▶ _Source excerpt_:
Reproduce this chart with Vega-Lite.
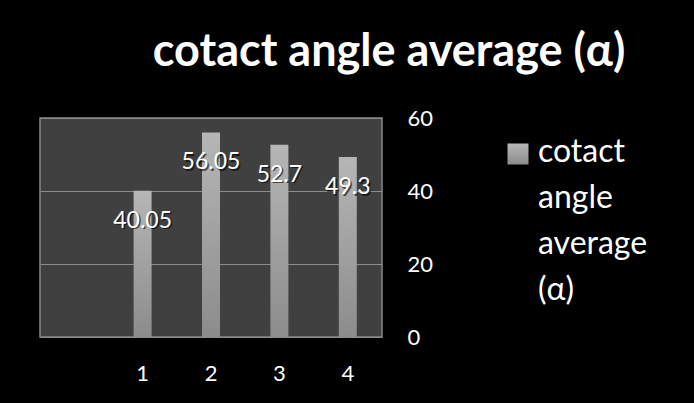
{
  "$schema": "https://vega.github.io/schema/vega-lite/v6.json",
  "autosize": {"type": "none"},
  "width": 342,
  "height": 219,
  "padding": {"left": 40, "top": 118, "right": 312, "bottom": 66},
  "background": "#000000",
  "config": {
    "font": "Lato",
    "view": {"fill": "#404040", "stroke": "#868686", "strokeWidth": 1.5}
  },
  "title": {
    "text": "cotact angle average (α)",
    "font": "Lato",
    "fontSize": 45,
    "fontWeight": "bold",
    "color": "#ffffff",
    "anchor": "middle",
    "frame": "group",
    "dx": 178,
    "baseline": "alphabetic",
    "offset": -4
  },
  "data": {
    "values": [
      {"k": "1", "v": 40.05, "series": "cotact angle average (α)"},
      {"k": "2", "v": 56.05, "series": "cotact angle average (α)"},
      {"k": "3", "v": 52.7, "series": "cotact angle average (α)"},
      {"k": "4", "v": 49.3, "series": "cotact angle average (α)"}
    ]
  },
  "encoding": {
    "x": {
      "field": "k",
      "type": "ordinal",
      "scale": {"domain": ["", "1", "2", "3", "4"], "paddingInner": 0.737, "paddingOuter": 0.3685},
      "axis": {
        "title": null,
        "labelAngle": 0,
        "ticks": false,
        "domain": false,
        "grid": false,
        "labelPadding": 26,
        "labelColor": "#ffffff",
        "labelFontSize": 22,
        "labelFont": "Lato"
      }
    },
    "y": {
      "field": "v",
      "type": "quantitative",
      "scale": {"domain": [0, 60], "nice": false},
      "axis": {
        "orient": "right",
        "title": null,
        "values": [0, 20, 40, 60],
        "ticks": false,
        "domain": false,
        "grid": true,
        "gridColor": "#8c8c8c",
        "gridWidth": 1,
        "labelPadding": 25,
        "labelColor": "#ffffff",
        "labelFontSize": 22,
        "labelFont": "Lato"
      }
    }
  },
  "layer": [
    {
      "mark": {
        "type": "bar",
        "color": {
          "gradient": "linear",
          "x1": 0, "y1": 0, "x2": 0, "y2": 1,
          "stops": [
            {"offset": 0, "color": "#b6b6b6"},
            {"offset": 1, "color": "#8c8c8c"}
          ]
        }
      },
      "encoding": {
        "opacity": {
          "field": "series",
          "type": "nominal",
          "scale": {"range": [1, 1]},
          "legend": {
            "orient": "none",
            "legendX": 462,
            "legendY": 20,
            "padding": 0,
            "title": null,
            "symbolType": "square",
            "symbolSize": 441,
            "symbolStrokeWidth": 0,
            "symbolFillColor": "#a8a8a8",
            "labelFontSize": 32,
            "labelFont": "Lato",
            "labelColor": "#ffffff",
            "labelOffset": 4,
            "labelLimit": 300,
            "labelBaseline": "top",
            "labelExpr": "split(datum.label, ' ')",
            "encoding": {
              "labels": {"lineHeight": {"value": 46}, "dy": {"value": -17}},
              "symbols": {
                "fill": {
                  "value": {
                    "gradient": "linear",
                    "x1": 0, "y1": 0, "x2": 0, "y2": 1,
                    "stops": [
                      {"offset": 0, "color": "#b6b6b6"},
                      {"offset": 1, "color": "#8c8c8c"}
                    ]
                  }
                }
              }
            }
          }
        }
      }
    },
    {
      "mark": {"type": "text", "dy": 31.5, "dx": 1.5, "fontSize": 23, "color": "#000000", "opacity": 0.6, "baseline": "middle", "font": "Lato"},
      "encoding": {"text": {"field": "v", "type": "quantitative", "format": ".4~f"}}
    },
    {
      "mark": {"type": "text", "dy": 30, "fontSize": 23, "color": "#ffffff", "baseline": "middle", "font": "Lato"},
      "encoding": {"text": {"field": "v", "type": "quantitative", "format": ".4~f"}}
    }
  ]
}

▶ _Exercise task_: Go through the listing above and write it out again exactly, dropping the pictures.

▶ _Response below_:
Reproduce this chart with Vega-Lite.
{
  "$schema": "https://vega.github.io/schema/vega-lite/v6.json",
  "autosize": {"type": "none"},
  "width": 342,
  "height": 219,
  "padding": {"left": 40, "top": 118, "right": 312, "bottom": 66},
  "background": "#000000",
  "config": {
    "font": "Lato",
    "view": {"fill": "#404040", "stroke": "#868686", "strokeWidth": 1.5}
  },
  "title": {
    "text": "cotact angle average (α)",
    "font": "Lato",
    "fontSize": 45,
    "fontWeight": "bold",
    "color": "#ffffff",
    "anchor": "middle",
    "frame": "group",
    "dx": 178,
    "baseline": "alphabetic",
    "offset": -4
  },
  "data": {
    "values": [
      {"k": "1", "v": 40.05, "series": "cotact angle average (α)"},
      {"k": "2", "v": 56.05, "series": "cotact angle average (α)"},
      {"k": "3", "v": 52.7, "series": "cotact angle average (α)"},
      {"k": "4", "v": 49.3, "series": "cotact angle average (α)"}
    ]
  },
  "encoding": {
    "x": {
      "field": "k",
      "type": "ordinal",
      "scale": {"domain": ["", "1", "2", "3", "4"], "paddingInner": 0.737, "paddingOuter": 0.3685},
      "axis": {
        "title": null,
        "labelAngle": 0,
        "ticks": false,
        "domain": false,
        "grid": false,
        "labelPadding": 26,
        "labelColor": "#ffffff",
        "labelFontSize": 22,
        "labelFont": "Lato"
      }
    },
    "y": {
      "field": "v",
      "type": "quantitative",
      "scale": {"domain": [0, 60], "nice": false},
      "axis": {
        "orient": "right",
        "title": null,
        "values": [0, 20, 40, 60],
        "ticks": false,
        "domain": false,
        "grid": true,
        "gridColor": "#8c8c8c",
        "gridWidth": 1,
        "labelPadding": 25,
        "labelColor": "#ffffff",
        "labelFontSize": 22,
        "labelFont": "Lato"
      }
    }
  },
  "layer": [
    {
      "mark": {
        "type": "bar",
        "color": {
          "gradient": "linear",
          "x1": 0, "y1": 0, "x2": 0, "y2": 1,
          "stops": [
            {"offset": 0, "color": "#b6b6b6"},
            {"offset": 1, "color": "#8c8c8c"}
          ]
        }
      },
      "encoding": {
        "opacity": {
          "field": "series",
          "type": "nominal",
          "scale": {"range": [1, 1]},
          "legend": {
            "orient": "none",
            "legendX": 462,
            "legendY": 20,
            "padding": 0,
            "title": null,
            "symbolType": "square",
            "symbolSize": 441,
            "symbolStrokeWidth": 0,
            "symbolFillColor": "#a8a8a8",
            "labelFontSize": 32,
            "labelFont": "Lato",
            "labelColor": "#ffffff",
            "labelOffset": 4,
            "labelLimit": 300,
            "labelBaseline": "top",
            "labelExpr": "split(datum.label, ' ')",
            "encoding": {
              "labels": {"lineHeight": {"value": 46}, "dy": {"value": -17}},
              "symbols": {
                "fill": {
                  "value": {
                    "gradient": "linear",
                    "x1": 0, "y1": 0, "x2": 0, "y2": 1,
                    "stops": [
                      {"offset": 0, "color": "#b6b6b6"},
                      {"offset": 1, "color": "#8c8c8c"}
                    ]
                  }
                }
              }
            }
          }
        }
      }
    },
    {
      "mark": {"type": "text", "dy": 31.5, "dx": 1.5, "fontSize": 23, "color": "#000000", "opacity": 0.6, "baseline": "middle", "font": "Lato"},
      "encoding": {"text": {"field": "v", "type": "quantitative", "format": ".4~f"}}
    },
    {
      "mark": {"type": "text", "dy": 30, "fontSize": 23, "color": "#ffffff", "baseline": "middle", "font": "Lato"},
      "encoding": {"text": {"field": "v", "type": "quantitative", "format": ".4~f"}}
    }
  ]
}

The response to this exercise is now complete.